Japan Literaturpreis für Handyromane
Schon seit geraumer Zeit und weltweit gibt es Versuche, Literatur auf Mobiltelefone zu bringen. Bislang ist es jedoch in wenigen Ländern gelungen, aus der Distributionsform für die ganz kleinen Bildschirme wirklich ein florierendes Genre zu machen.
Auch der mit einer Million Yen (circa 5500 Euro) eher mager dotierte Literaturpreis für Handy-Romane, der am Wochenende in Tokyo vergeben wurde, erscheint im Vergleich mit zu etablierten Auszeichnungen eher wie ein Trostpreis - aber aus über 2.000 Einreichungen für den ersten Preis ausgewählt zu werden, führt auch in Japan zu einer Buchveröffentlichung.
Sex und Drama in der U-Bahn
Der Preis ging an eine Autorin, die unter dem Pseudonym Towa veröffentlicht und mit "Kurianesu" eine für Japan typische Geschichte über die Liebe zwischen einer Schulmädchen-Prostituierten und einem Gigolo schrieb. Die Tradition der "Mobile Phone Novels" ist in Japan schon immer mit der der Mangas verbunden. Nicht zuletzt weil sie sich ihre beliebteste Lesestube teilen: die U-Bahn.

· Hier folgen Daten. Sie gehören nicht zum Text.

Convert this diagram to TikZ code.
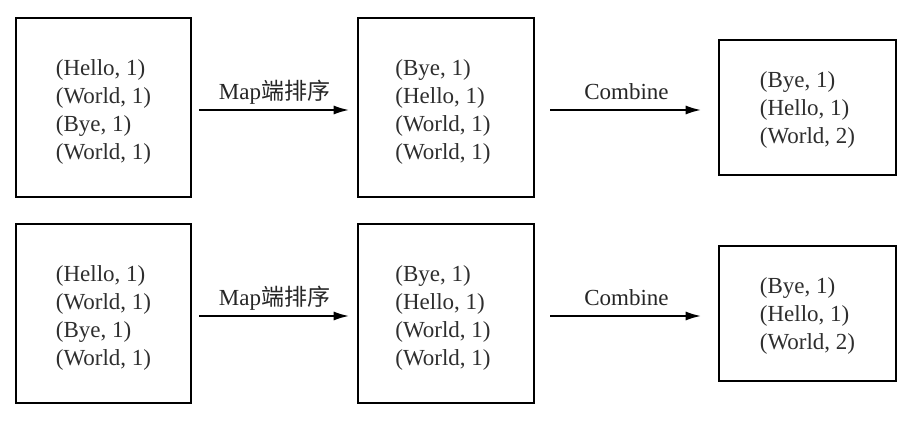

Schon im Jahr 2000 machte sich mit "Deep Love, Ayu No Monogatari" einer der ersten wirklichen Handy-Roman Bestseller auf den Weg zum Pophänomen. Der Autor des Romans über eine Prostituierte im Teenageralter verteilte damals als Werbung für seinen Roman in Shibuya Visitenkarten an Schulmädchen und machte seine selbstkreierte Webseite, über die er den Roman vertrieb, immens populär. So dass später aus dem Buch nicht nur ein Manga wurde, sondern auch eine Fernsehserie.
Wie für Handy-Romane typisch, wurde auch "Deep Love", wie jetzt auch "Kurianesu", mit Unterstützung der Leser geschrieben, die nach jeder via SMS oder E-Mail veröffentlichten Episode ihre Kommentare abgeben, und so den Lauf der Geschichte beeinflussen. Somit ist der interaktive Roman, dem während des ersten Internets-Booms eine blühende Zukunft prophezeit wurde, wenigstens in Japan längst Realität.
Mobile Medienhäuser
Schon vor einiger Zeit stiegen auch größere Verlage in Japan in das Geschäft mit Handy-Romanen ein, für das in den nächsten Jahren immerhin ein Umsatzvolumen von 100 Millionen Dollar prognostiziert wird. Und auch in China sind Handy-Romane bereits seit Jahren ein aufstrebender Markt, der immer mehr Querverbindungen der Mobilfunkindustrie zu klassischen Verlagen und anderen Entertainment-Sektoren schafft.
Mittlerweile sind einige der Autoren auch schon dazu übergegangen, mindestens Teile ihrer Handy-Romane auch auf dem Handy zu schreiben. Towa erklärte allerdings auf der Pressekonferenz des "Mobile Phone Novel Awards", dass dann nach einiger Zeit die Daumen zu schmerzen beginnen.